Given request:
Using the listing below, copy every line that mentions "this".
= = = = = = =
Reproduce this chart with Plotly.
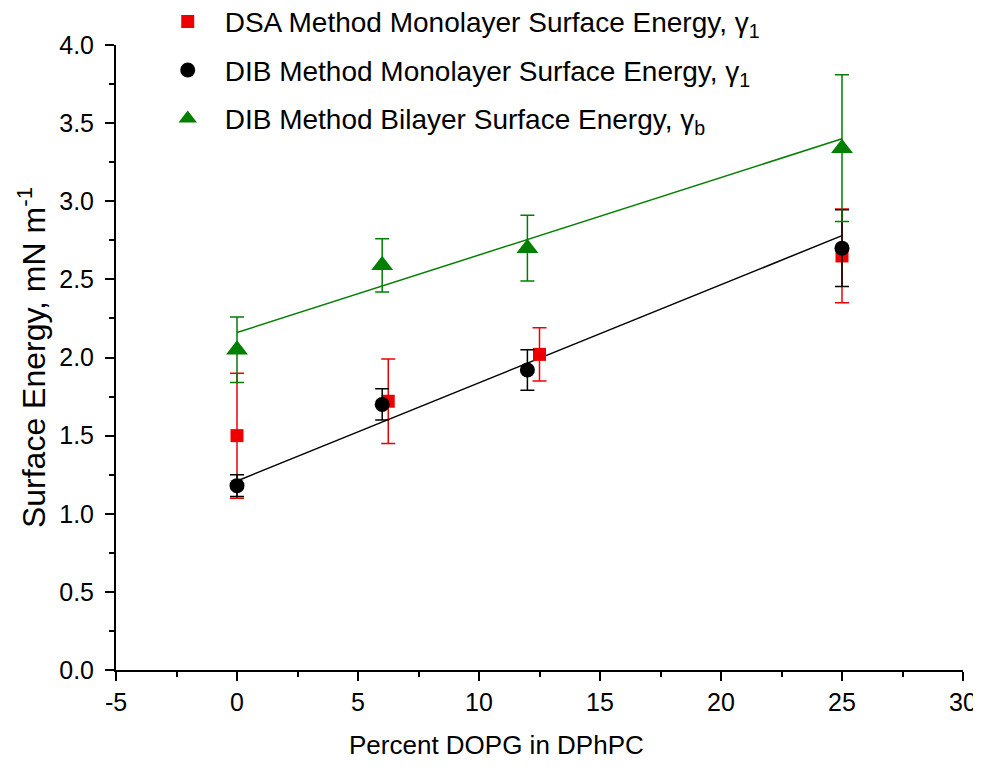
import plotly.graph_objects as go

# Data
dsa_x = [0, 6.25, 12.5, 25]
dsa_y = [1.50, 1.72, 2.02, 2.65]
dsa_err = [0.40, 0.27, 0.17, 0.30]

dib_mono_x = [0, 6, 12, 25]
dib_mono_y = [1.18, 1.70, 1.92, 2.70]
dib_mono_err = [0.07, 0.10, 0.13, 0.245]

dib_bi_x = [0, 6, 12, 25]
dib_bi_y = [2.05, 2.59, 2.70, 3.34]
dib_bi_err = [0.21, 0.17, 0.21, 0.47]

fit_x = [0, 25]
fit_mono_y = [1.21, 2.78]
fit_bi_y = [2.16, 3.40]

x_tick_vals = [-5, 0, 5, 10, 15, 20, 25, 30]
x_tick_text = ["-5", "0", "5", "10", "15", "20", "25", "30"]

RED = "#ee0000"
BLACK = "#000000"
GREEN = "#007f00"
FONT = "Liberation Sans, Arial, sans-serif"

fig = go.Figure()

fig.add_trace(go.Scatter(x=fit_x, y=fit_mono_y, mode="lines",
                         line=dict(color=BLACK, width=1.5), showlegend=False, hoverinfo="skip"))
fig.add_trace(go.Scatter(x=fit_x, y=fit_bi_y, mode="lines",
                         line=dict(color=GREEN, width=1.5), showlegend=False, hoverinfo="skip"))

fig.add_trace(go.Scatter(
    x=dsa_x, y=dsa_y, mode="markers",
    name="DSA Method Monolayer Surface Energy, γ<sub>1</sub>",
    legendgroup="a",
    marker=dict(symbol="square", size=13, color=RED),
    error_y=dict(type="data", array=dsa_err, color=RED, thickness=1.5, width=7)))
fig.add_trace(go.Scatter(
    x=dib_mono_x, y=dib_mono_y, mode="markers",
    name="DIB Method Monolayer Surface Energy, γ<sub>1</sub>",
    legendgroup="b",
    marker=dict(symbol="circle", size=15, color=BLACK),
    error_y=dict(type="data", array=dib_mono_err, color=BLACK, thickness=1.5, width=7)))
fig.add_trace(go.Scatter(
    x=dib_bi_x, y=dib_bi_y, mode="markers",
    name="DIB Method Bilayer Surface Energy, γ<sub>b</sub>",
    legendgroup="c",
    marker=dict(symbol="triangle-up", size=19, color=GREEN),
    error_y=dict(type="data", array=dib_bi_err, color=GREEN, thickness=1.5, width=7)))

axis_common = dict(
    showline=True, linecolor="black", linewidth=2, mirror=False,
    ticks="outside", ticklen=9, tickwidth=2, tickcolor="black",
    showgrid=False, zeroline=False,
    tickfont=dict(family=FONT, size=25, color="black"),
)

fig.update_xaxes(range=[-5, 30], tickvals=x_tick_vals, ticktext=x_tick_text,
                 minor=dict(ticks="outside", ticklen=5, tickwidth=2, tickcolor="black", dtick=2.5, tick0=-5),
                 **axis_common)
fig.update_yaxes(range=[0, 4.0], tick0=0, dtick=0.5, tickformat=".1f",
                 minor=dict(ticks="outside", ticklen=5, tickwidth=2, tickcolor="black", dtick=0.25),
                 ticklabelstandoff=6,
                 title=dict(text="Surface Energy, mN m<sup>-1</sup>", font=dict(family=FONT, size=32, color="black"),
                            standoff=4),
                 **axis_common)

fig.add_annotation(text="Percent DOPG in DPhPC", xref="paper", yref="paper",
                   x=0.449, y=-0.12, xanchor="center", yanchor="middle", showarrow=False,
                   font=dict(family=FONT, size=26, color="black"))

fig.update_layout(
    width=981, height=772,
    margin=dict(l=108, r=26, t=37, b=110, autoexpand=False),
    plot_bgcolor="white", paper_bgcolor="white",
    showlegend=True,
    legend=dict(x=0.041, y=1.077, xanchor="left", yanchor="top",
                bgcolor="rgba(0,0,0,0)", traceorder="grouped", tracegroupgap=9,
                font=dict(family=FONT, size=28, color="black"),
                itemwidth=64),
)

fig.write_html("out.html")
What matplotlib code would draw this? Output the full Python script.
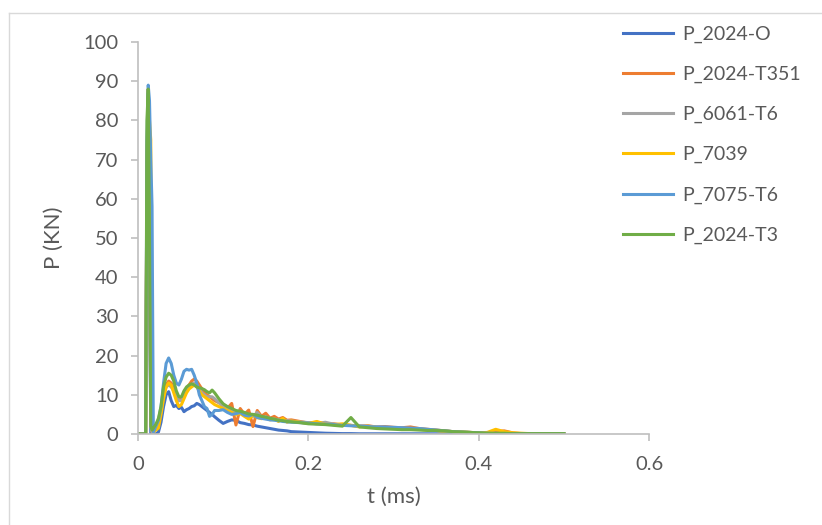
= = = = = = =
Completed exercise:
Reproduce this chart with Plotly.
What matplotlib code would draw this? Output the full Python script.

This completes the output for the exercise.